Литмир - Электронная Библиотека
A
A
Насилие. Эрнесто Че Гевара

По преданию, у Нерона было два черепа. Их парно показывают в галереях истории, сопровождая осмотр пояснением, из которого следует, что экземпляр, уберегшийся поживее соседнего, относится к допожарной римской эпохе, а родственный образец, с изжелта-черным налетом на челюстной и лобной кости, опален пламенем более поздних императорских происшествий. Из глазниц первого, когда в них помещалось зрение юности, артист и спортсмен смотрел в лицо амфитеатрам, восхищавшимся его певческим, кифаредным и колесничим даром. Боковой же огляд этой власти и без посредства увеличительных граней карбункула ловил тихое падение лепестков, которыми была по макушку засыпана упившаяся компания всадников. Созерцал слишком долгую агонию матери. Заметил показуху дворцового воспитателя: хитрый старик припас в складках своего учения несколько посланий к потомству и, неторопливо смотав с себя тогу, успел огласить их раньше, чем ванна наполнилась его лягушачьей сукровицей и чванливой стоической атараксией. В нужный срок зафиксировал литературный гонор арбитра Петрония, чей стиль только воспрял от проникновения в него Нероновых экономных изяществ, но стилист заартачился, погнушался соавторства с ним, которого зонги горланили в тавернах и лупанарах. Этот взгляд видел много чего. Так много, что глазницы второго, почерневшего от пресыщения черепа, уже не могли справиться с кружением впечатлений, и лишь из ротового отверстия, точно из прорези театральной маски, — император любил ее надевать, и в канун выступлений лелеять подсасывающий нутро холод, и потом, едва отшумят крики черни, совещаться с друзьями, не подвел ли его тонкий голос, — излетел вздох: какой артист умирает!..

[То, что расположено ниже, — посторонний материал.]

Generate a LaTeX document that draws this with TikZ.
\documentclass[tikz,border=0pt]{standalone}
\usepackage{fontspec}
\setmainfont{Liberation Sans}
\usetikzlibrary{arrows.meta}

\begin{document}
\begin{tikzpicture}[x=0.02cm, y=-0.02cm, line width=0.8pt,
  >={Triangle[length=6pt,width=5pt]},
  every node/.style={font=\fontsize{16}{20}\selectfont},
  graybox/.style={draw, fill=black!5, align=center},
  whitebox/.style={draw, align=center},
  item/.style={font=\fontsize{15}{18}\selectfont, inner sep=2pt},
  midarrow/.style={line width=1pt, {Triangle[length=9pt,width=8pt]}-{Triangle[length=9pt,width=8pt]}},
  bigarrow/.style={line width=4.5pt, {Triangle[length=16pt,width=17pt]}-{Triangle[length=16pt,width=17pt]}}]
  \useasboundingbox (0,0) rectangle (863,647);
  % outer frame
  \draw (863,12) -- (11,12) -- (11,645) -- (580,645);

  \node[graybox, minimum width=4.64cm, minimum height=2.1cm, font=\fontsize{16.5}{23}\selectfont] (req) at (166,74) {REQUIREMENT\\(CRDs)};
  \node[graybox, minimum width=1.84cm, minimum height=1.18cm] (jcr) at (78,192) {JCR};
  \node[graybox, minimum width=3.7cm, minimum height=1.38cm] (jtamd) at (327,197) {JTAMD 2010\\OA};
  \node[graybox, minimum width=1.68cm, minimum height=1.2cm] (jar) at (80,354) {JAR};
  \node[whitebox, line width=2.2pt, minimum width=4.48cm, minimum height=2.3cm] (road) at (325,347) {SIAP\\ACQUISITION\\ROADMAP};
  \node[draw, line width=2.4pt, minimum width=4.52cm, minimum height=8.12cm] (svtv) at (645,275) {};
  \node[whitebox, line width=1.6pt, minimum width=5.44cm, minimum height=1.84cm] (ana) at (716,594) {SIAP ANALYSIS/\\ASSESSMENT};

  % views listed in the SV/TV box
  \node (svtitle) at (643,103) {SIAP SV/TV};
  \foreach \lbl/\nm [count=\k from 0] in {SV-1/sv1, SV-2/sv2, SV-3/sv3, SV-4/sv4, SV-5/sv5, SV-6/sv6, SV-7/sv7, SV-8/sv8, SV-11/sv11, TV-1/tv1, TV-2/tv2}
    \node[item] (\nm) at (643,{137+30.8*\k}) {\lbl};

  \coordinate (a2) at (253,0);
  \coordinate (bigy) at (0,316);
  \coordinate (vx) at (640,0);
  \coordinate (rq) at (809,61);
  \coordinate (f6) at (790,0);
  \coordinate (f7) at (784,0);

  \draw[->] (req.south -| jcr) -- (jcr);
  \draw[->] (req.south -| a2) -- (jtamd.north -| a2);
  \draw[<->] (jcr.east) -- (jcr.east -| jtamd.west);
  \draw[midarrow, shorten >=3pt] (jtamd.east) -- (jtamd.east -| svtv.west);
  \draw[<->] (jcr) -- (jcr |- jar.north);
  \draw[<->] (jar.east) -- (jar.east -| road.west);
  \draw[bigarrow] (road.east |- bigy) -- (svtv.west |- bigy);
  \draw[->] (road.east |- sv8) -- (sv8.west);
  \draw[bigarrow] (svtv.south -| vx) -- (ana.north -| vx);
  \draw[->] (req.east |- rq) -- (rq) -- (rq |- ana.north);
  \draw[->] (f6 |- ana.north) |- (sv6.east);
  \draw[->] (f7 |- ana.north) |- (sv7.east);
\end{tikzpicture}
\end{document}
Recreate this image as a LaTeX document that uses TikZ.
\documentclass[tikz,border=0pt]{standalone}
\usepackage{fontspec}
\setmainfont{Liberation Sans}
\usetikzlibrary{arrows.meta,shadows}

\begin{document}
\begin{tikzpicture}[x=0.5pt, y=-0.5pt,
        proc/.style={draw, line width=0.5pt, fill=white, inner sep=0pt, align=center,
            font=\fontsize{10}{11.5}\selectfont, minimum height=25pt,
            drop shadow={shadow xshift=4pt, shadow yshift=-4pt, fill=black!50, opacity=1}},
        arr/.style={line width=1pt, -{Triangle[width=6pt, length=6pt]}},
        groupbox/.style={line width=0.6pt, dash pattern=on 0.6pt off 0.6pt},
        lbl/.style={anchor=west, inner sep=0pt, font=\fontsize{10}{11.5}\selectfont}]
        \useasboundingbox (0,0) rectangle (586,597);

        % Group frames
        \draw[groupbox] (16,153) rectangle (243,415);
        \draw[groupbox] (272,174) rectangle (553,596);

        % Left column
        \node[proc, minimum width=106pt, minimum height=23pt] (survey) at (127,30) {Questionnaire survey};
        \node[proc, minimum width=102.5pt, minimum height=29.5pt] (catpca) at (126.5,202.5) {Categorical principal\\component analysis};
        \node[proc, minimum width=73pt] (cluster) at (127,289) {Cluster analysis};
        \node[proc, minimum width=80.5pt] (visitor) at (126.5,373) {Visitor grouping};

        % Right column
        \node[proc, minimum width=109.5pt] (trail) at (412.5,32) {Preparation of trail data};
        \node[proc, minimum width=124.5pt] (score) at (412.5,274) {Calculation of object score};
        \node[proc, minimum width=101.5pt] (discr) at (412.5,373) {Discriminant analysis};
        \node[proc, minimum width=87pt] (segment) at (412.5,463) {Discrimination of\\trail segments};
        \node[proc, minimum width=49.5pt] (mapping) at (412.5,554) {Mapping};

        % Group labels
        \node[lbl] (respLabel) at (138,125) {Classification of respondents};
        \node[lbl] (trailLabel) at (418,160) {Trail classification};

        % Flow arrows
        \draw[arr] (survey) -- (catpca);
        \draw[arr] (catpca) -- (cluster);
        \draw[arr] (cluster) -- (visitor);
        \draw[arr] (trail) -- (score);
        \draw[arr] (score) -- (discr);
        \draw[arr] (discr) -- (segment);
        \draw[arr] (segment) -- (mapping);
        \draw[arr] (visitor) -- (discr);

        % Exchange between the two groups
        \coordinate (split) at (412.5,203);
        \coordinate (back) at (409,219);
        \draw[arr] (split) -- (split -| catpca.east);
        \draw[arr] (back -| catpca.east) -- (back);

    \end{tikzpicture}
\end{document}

Толки о последних словах все повидавшего Че Гевары противоречивы, смутны. Говорят, он назвал свое имя и признал поражение. Согласно боливийским службистам безопасности, попросил известить Фиделя, что провал миссии не означает окончания революции, и она еще возьмет континент. Утверждают также, что он обратился к солдатам и велел им стрелять хорошо. Расхождение в воспоминаниях и трактовках было вызвано тем, что от Гевары как будто не уцелело ни косточки, ни одного кожного лоскутка, ни одного материального знака, без которых память бессильна восстановить происшедшее, — Кювье для того, чтобы реконструировать крик звероящера, понадобился все же палеонтологический хрящик, а песнопения древнего гончара удается расслышать, след в след повторив его круговые бороздки на глиняной поверхности кувшина. Но после того, как останки Гевары были найдены в братской могиле близ городка Вальегранде и мясо преданий уже не скрывает оголенный скелет событий, можно удостовериться: на прощание он не сказал ничего, потому что завернутый в оливковую армейскую куртку череп вождя партизан сохранил в своих дырах не звучание слов, а отблеск улыбки — ею он встретил приказ о расстреле.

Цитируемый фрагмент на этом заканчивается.